Discworld is an intriguing blend of various scenes from times past. There is the Egyptian theme with its multitude of gods. There is the first description of Ankh-Morpork, which is akin to a Chicago-style gangsters’ den straight out of the 1930s. And then there is the brawl Rincewind witnesses when first visiting a bar (Wild West maybe?), where he is nearly hit by a flying axe resembling a partridge (suddenly ancient Viking battles seem to be the order of the day). Ankh-Morpork is a blend of different histories that shape-shift from house to house. Perhaps it is this never-ending line of images that has fed Pratchett’s imagination and constantly beckoned him to return to the series, but that is the kind of thing great fantasies are made of. The Discworld is whatever its creator wants it to be. It can be highly moral, judgemental and socially aware, or just plain fantasy, and it is this unpredictability – along with its humour – that has kept the series fresh and engaging.
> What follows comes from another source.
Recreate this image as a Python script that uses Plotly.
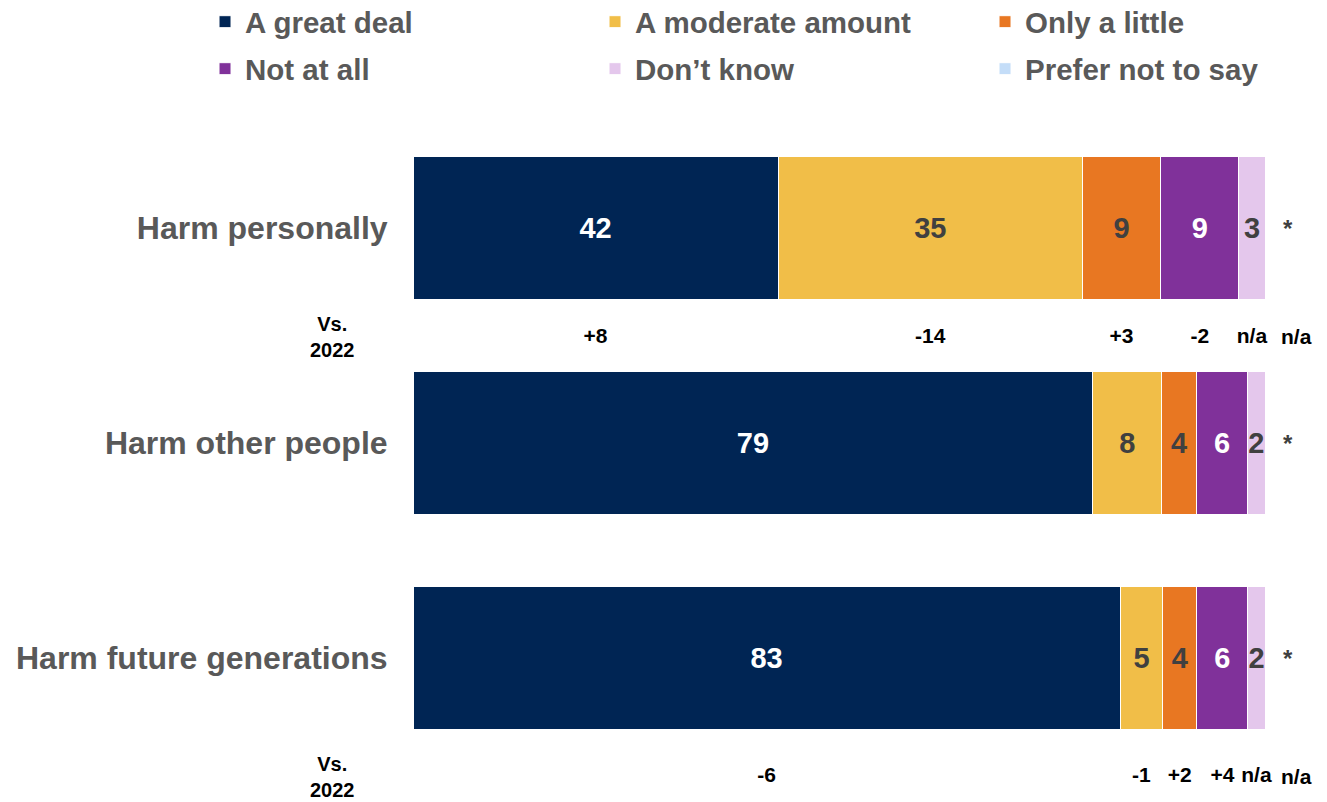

Readers all over the world identify with Ankh-Morpork. ‘It’s probably my greatest success in The Colour of Magic,’ Pratchett says, and he’s probably right. Readers believe that it is based on Venice, Prague, New York, London… the list goes on – wherever they live, Ankh-Morpork is their home. It’s vibrant from the off, original in its ability to be unoriginal. It vindicates Pratchett’s whimsical aside that The Colour of Magic was intended to do as much for the fantasy genre as Blazing Saddles did for the Western: it pokes fun at its genre and teases the reader too, moving too quickly to make any bold or lasting statement.
The Colour of Magic is similarly a fast-paced novel, and because of that one could say that it is a chase novel or high adventure n
ovel. Throughout the book Death rears his head, talking in CAPITAL LETTERS without speech marks. ‘I introduced Death for a gag,’ Pratchett says, ‘where people flee to escape death. But of course no one can and he expected to meet you there [wherever you are] anyway.’The latter part of the quote is quite right, but I do disagree with the former part, because Death had already been introduced with a very short cameo role in Strata. But the point is that life and death are two intriguing concepts in Pratchett’s novels, and thus a strong part of the force that makes him want to keep writing.
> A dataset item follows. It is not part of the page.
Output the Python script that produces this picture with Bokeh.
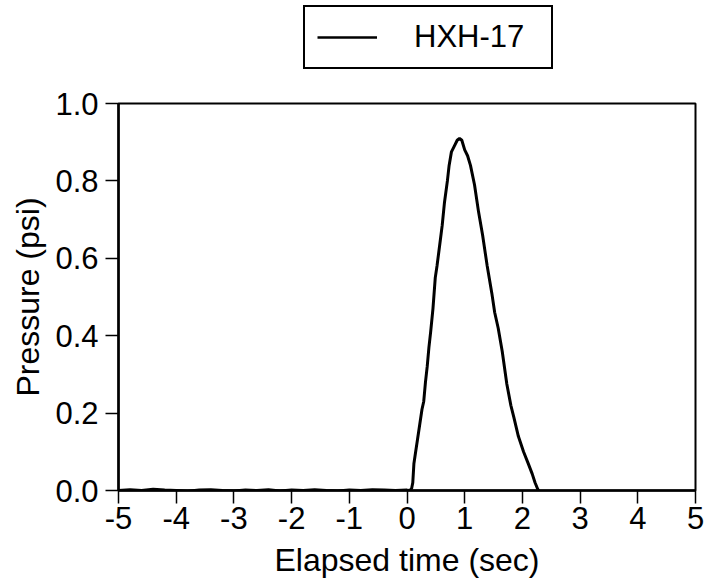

At the beginning of the Discworld series, Rincewind was the perfect character through which Pratchett could explore some of the antics of Death. Because Rincewind is a wizard, he is entitled to have Death present at his own death; Death keeps turning up but Rincewind still keeps escaping the great inevitable. In fact, as Rincewind declares, he’s seen his life flash in front of his eyes so often he now falls asleep during the boring bits. But as with everyone, death – or Death – catches up with him eventually, but not in The Colour of Magic.
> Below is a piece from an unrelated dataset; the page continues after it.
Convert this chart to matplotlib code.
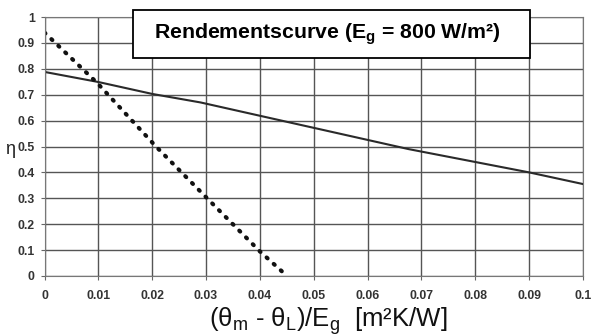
import matplotlib
matplotlib.use("Agg")
import matplotlib.pyplot as plt
from matplotlib.patches import Rectangle

# data
x_solid = [0.0, 0.01, 0.02, 0.029, 0.044, 0.0676, 0.09, 0.1]
y_solid = [0.788, 0.749, 0.703, 0.67, 0.60, 0.49, 0.40, 0.355]
x_dot = [0.0, 0.0098, 0.0207, 0.0302, 0.04, 0.0444]
y_dot = [0.94, 0.745, 0.50, 0.30, 0.095, 0.012]
xticks = [0, 0.01, 0.02, 0.03, 0.04, 0.05, 0.06, 0.07, 0.08, 0.09, 0.1]
xticklabels = ["0", "0.01", "0.02", "0.03", "0.04", "0.05", "0.06", "0.07", "0.08", "0.09", "0.1"]
yticks = [0, 0.1, 0.2, 0.3, 0.4, 0.5, 0.6, 0.7, 0.8, 0.9, 1]
yticklabels = ["0", "0.1", "0.2", "0.3", "0.4", "0.5", "0.6", "0.7", "0.8", "0.9", "1"]

plt.rcParams['font.family'] = ['Liberation Sans', 'DejaVu Sans']
plt.rcParams['mathtext.fontset'] = 'custom'
plt.rcParams['mathtext.rm'] = 'Liberation Sans'
plt.rcParams['mathtext.bf'] = 'Liberation Sans:bold'

fig = plt.figure(figsize=(5.91, 3.36), dpi=100)
ax = fig.add_axes([44.5/591, 1-276/336, (583-44.5)/591, (276-17)/336])

ax.plot(x_solid, y_solid, color='#2a2a2a', lw=1.5)
ax.plot(x_dot, y_dot, color='#111111', lw=3.0, linestyle=(0, (0.3, 2.0)), dash_capstyle='round')

ax.set_xlim(0, 0.1)
ax.set_ylim(0, 1)
ax.set_xticks(xticks)
ax.set_xticklabels(xticklabels)
ax.set_yticks(yticks)
ax.set_yticklabels(yticklabels)
ax.grid(True, color='#555555', lw=1.0)
ax.set_axisbelow(True)
for s in ax.spines.values():
    s.set_color('#777777')
    s.set_linewidth(0.8)
ax.tick_params(axis='both', length=3, color='#666666', labelsize=8.8, labelcolor='#333333')
ax.tick_params(axis='x', pad=7)
ax.tick_params(axis='y', pad=4)
for lab in ax.get_xticklabels() + ax.get_yticklabels():
    lab.set_fontweight('bold')

fig.text(328/591, 1-321/336, r"(θ$\mathregular{_m}$ - θ$\mathregular{_L}$)/E$\mathregular{_g}$  [m²K/W]",
         ha='center', va='center', fontsize=18.5, color='#111111')
fig.text(10/591, 1-150/336, "η", ha='center', va='center', fontsize=13, color='#222222')

fig.patches.append(Rectangle((133/591, 1-58/336), (530-133)/591, (58-10)/336,
                             transform=fig.transFigure, facecolor='white', edgecolor='black', lw=1.3, zorder=2))
t = fig.text(327/591, 1-34/336,
             r"Rendementscurve (E$\mathbf{_g}$ = 800 W/m²)",
             ha='center', va='center', fontsize=15.3, fontweight='bold', color='black')
t.set_zorder(3)

fig.savefig("out.png", dpi=100)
‘… the Discworld has only one possible saviour. Unfortunately, this happens to be the singularly inept and cowardly wizard called Rincewind, who was last seen falling off the edge of the world…’
(Jacket blurb, The Light Fantastic)
There are books about the science of Discworld but what is interesting is the correlation between science and magic. Back in the 1970s there was a popular TV programme for children entitled Catweazle. The show was based around a magician from the Middle Ages who is propelled into the 1970s and is amazed by the magic all around him. The telephone is ‘the telling-bone’, electricity is ‘elec-trickery’, and this sums up Pratchett’s views on science and magic. In conversation he recalls GK Chesterton, who said in one of his essays that a streetlight is more interesting than magic. By this he meant that the process that went into making the light bulb – monkeys into humans, tungsten inside a glass bulb – or the chain of events that made it is ‘more wildly magical than the concept of magic’ and he’s probably right.